The Story of Fanny Höchstetter
Ernie Hunter recounts the story of his mother, Fanny Höchstetter, and how long-standing friendly Christian-Jewish relationships in the small market town of Laupheim, Germany were destroyed by the Nazis.
Laupheim was mainly Catholic, with a Jewish community. The Jews enjoyed a full religious and cultural life. In March 1933 many Germans, including Jews, felt that surely the Nazis could not crush German democracy. They felt ‘it will soon blow over’. Fanny Höchstetter was one of those, and almost left it too late to flee Germany.
Within days of the Nazi Party taking control of the Reichstag, legislation forced the retirement of Jewish civil servants and political opponents of Hitler. Fanny, Jewish and already at thirty a senior civil servant, did not want to retire, but, when forced to do so, bravely demanded and received a retirement certificate.
Fanny eventually realised that it would not soon blow over. Luckily her sister Bertl found her a job as a chambermaid in Wales, thereby saving Fanny’s life. Fanny managed to flee in August 1939 days before World War Two started.
The story also mentions the fate of some family members sent on the first transport from Baden Württemberg (December 1941) to an unknown destination for ‘Resettlement East’. They ended up in Riga, Latvia where, on or soon after arrival, most were shot one by one. Within a year, Jewish culture, religion – and life – in Laupheim had been extinguished forever.
Presented by Ernie Hunter
Ernie Hunter, a retired accountant and management consultant, formerly ran his own Europe-wide consultancy. He has been involved in Holocaust education for over 12 years, speaking in schools, places of worship, universities and civic organisations. Pre-Covid, Ernie returned annually to Germany to speak, in German, about his family, in schools and at the Museum of Christians and Jews in Laupheim.
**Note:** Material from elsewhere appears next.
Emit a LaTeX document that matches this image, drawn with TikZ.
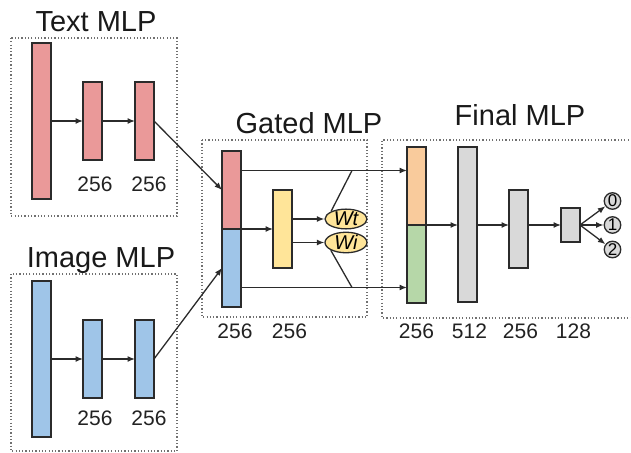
\documentclass[tikz,border=0pt]{standalone}
\usepackage{fontspec}
\setmainfont{Liberation Sans}
\usetikzlibrary{arrows.meta,shapes.geometric,calc}

\definecolor{layerred}{HTML}{EA9999}
\definecolor{layerblue}{HTML}{9FC5E8}
\definecolor{layeryellow}{HTML}{FFE599}
\definecolor{layerorange}{HTML}{F9CB9C}
\definecolor{layergreen}{HTML}{B6D7A8}
\definecolor{layergray}{HTML}{D9D9D9}
\definecolor{edgecol}{HTML}{2B2B2B}
\definecolor{framecol}{HTML}{707070}
\definecolor{labelcol}{HTML}{222222}

\tikzset{
  layer/.style={draw=edgecol, line width=1.3pt, inner sep=0pt, outer sep=0pt,
    minimum width=19pt},
  wide/.style={layer, minimum height=156pt},
  half/.style={layer, minimum height=78pt},
  frame/.style={draw=framecol, line width=1.2pt, dash pattern=on 1.2pt off 2.1pt},
  title/.style={font=\fontsize{29}{34}\selectfont, text=black!90, anchor=base, inner sep=0pt},
  size/.style={font=\fontsize{21}{25}\selectfont, text=labelcol, inner sep=0pt},
  conn/.style={draw=edgecol, line width=1.3pt},
  arrow/.style={conn, -{Latex[length=7.5pt,width=6pt]}},
  gate/.style={ellipse, draw=edgecol, line width=1.3pt, fill=layeryellow,
    minimum width=42pt, minimum height=18.5pt, inner sep=0pt,
    font=\fontsize{20}{20}\selectfont\itshape},
  cls/.style={circle, draw=edgecol, line width=1.3pt, fill=layergray,
    minimum size=16.5pt, inner sep=0pt, font=\fontsize{17}{17}\selectfont},
}

\begin{document}
\begin{tikzpicture}[x=1pt, y=-1pt]
\useasboundingbox (0,0) rectangle (631,452);

% frames around the sub-networks
\draw[frame] (11,38) rectangle (177,216);
\draw[frame] (11,274) rectangle (177,451);
\draw[frame] (202,140) rectangle (367,317);
\draw[frame] (632,140) -- (382,140) -- (382,318) -- (632,318);

% titles
\node[title] (ttext)  at (96,32)   {Text MLP};
\node[title] (timage) at (101,267) {Image MLP};
\node[title] (tgated) at (309,133) {Gated MLP};
\node[title] (tfinal) at (520,125) {Final MLP};

% text branch
\node[wide, fill=layerred] (t1) at (41.5,121) {};
\node[half, fill=layerred] (t2) at (92.5,121) {};
\node[half, fill=layerred] (t3) at (144.5,121) {};
\node[size] (lt2) at (95,184.5) {256};
\node[size] (lt3) at (149,184.5) {256};

% image branch
\node[wide, fill=layerblue] (i1) at (41.5,359) {};
\node[half, fill=layerblue] (i2) at (92.5,359) {};
\node[half, fill=layerblue] (i3) at (144.5,359) {};
\node[size] (li2) at (95,418.5) {256};
\node[size] (li3) at (149,418.5) {256};

% gated block
\node[half, fill=layerred]  (gtop) at (231.5,190) {};
\node[half, fill=layerblue] (gbot) at (231.5,268) {};
\node[half, fill=layeryellow] (g2) at (282.5,229) {};
\node[gate] (wt) at (346,219) {Wt};
\node[gate] (wi) at (346,242.5) {Wi};
\node[size] (lg1) at (235,331) {256};
\node[size] (lg2) at (289.5,331) {256};
\coordinate (jt) at (352,170.5);
\coordinate (jb) at (352,287.5);

% final block
\node[half, fill=layerorange] (ftop) at (416.5,186) {};
\node[half, fill=layergreen]  (fbot) at (416.5,264) {};
\node[layer, minimum height=155pt, fill=layergray] (f2) at (467.5,224.5) {};
\node[half, fill=layergray] (f3) at (518.5,229) {};
\node[layer, minimum height=34pt, fill=layergray] (f4) at (570.5,225) {};
\node[cls] (c0) at (612.5,201) {0};
\node[cls] (c1) at (612.5,225) {1};
\node[cls] (c2) at (612.5,249.5) {2};
\node[size] (lf1) at (416.5,331) {256};
\node[size] (lf2) at (469.5,331) {512};
\node[size] (lf3) at (520.5,331) {256};
\node[size] (lf4) at (573.5,331) {128};

% connectors inside the branches
\draw[arrow] (t1.east) -- (t2.west);
\draw[arrow] (t2.east) -- (t3.west);
\draw[arrow] (i1.east) -- (i2.west);
\draw[arrow] (i2.east) -- (i3.west);

% branches into the concatenation
\draw[arrow] (t3.east) -- (gtop.west);
\draw[arrow] (i3.east) -- (gbot.west);

% gating
\draw[arrow] (gtop.south east) -- (g2.west);
\draw[arrow] (g2.east |- wt.west) -- (wt.west);
\draw[arrow] (g2.east |- wi.west) -- (wi.west);
\coordinate (st) at ($(gtop.north east)!0.25!(gtop.south east)$);
\coordinate (sb) at ($(gbot.north east)!0.75!(gbot.south east)$);
\draw[arrow] (st) -- (ftop.west |- st);
\draw[arrow] (sb) -- (fbot.west |- sb);
\draw[conn] (wt.153) -- (jt);
\draw[conn] (wi.207) -- (jb);

% final MLP
\draw[arrow] (ftop.south east) -- (f2.west |- ftop.south east);
\draw[arrow] (f2.east |- f4.west) -- (f3.west |- f4.west);
\draw[arrow] (f3.east |- f4.west) -- (f4.west);
\draw[arrow] (f4.east) -- (c0);
\draw[arrow] (f4.east) -- (c1);
\draw[arrow] (f4.east) -- (c2);
\end{tikzpicture}
\end{document}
The experiences of Ernie’s family of intolerance and hatred of the ‘other’ in the Nazi period made him realise the continuing importance and relevance of Holocaust education in standing up against antisemitism, Holocaust denial, racism and today’s genocides. This passion led Ernie to set up the Northern Holocaust Education Group. He also sits on the Education Advisory Board of the Manchester Jewish Representative Council.